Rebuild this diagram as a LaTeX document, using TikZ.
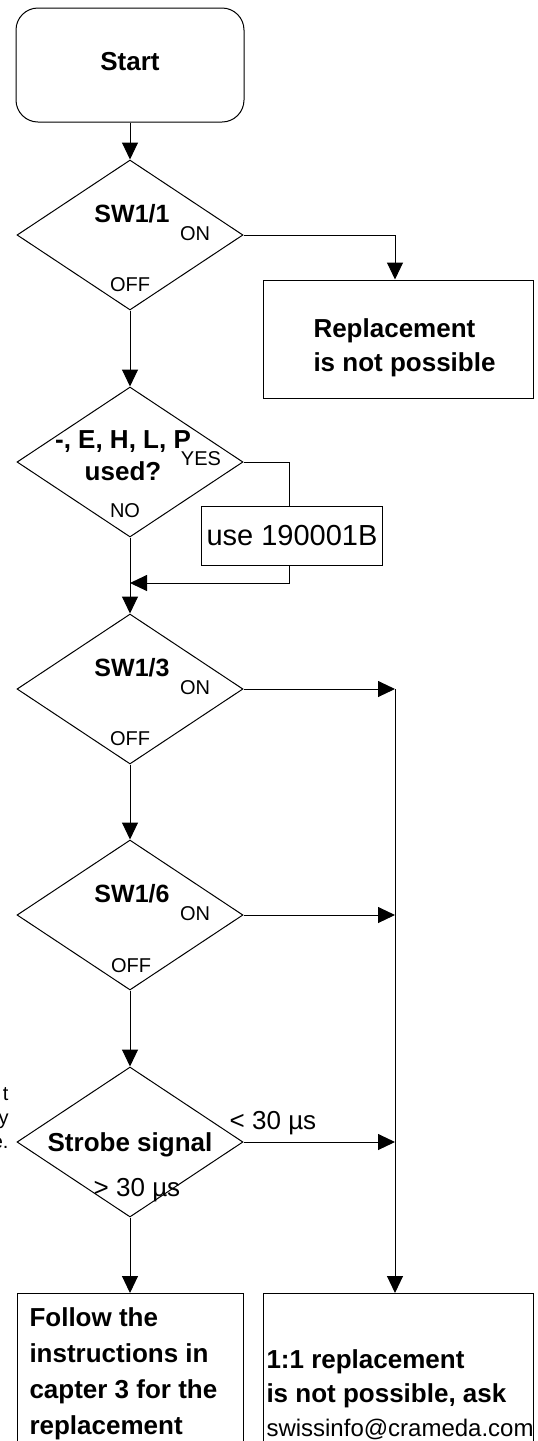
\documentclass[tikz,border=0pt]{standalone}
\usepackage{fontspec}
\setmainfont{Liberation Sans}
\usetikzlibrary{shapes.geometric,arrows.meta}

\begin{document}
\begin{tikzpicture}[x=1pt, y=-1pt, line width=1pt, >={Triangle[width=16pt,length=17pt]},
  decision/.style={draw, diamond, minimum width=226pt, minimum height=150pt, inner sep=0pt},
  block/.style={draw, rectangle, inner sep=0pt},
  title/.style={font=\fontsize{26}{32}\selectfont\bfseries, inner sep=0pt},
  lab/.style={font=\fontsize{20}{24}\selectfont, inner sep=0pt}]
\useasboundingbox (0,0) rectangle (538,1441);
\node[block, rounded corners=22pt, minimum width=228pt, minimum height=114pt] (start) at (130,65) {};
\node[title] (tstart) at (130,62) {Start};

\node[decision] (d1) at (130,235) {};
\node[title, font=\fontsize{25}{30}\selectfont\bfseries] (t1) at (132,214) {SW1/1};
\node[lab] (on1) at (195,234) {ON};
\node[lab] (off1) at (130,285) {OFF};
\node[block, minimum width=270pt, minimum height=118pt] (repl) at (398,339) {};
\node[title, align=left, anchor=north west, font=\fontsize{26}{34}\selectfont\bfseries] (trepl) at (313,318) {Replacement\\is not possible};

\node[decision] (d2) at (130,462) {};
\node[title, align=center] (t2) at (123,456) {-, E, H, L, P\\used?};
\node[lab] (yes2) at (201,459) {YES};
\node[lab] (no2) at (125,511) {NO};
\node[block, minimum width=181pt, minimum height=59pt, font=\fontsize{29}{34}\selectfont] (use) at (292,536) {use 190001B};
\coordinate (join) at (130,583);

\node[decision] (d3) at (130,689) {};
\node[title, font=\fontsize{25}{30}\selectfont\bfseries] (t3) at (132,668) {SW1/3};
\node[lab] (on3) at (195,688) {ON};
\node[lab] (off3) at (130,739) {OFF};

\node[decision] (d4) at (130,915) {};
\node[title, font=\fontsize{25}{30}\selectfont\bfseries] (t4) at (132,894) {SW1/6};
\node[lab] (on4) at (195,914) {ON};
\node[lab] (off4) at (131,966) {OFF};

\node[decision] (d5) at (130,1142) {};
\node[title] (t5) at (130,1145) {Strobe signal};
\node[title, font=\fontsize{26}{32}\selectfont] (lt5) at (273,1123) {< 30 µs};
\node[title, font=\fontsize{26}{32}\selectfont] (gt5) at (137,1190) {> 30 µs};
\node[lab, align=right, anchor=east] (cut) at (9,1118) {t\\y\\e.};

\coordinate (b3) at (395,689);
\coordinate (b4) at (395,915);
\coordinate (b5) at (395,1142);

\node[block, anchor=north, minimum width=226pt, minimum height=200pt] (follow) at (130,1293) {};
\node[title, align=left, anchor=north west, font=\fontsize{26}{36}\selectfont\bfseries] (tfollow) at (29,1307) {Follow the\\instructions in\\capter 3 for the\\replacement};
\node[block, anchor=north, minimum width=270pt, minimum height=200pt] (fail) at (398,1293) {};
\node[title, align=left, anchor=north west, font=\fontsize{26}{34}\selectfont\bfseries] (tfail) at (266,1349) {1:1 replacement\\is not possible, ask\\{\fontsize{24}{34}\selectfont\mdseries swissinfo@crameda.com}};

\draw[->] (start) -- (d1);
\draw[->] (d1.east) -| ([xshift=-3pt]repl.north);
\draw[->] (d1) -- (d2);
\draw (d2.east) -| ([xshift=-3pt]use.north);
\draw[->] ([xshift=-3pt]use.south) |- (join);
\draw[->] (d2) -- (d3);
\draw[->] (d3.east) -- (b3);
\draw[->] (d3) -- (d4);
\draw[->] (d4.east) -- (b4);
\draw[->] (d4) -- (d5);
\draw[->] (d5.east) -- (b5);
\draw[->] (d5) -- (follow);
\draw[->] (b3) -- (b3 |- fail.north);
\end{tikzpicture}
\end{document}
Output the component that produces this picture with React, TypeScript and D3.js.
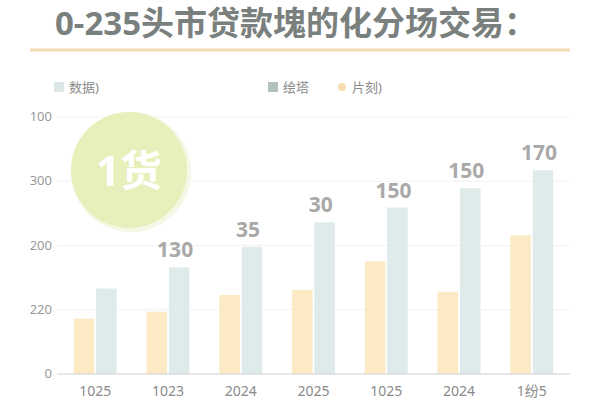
==============================
GIVEN TASK:
Repeat the listing above up to and including the line with "(tstart) at (130,62)", starting from its first line. Drop any pictures.

SOLUTION:
Rebuild this diagram as a LaTeX document, using TikZ.
\documentclass[tikz,border=0pt]{standalone}
\usepackage{fontspec}
\setmainfont{Liberation Sans}
\usetikzlibrary{shapes.geometric,arrows.meta}

\begin{document}
\begin{tikzpicture}[x=1pt, y=-1pt, line width=1pt, >={Triangle[width=16pt,length=17pt]},
  decision/.style={draw, diamond, minimum width=226pt, minimum height=150pt, inner sep=0pt},
  block/.style={draw, rectangle, inner sep=0pt},
  title/.style={font=\fontsize{26}{32}\selectfont\bfseries, inner sep=0pt},
  lab/.style={font=\fontsize{20}{24}\selectfont, inner sep=0pt}]
\useasboundingbox (0,0) rectangle (538,1441);
\node[block, rounded corners=22pt, minimum width=228pt, minimum height=114pt] (start) at (130,65) {};
\node[title] (tstart) at (130,62) {Start};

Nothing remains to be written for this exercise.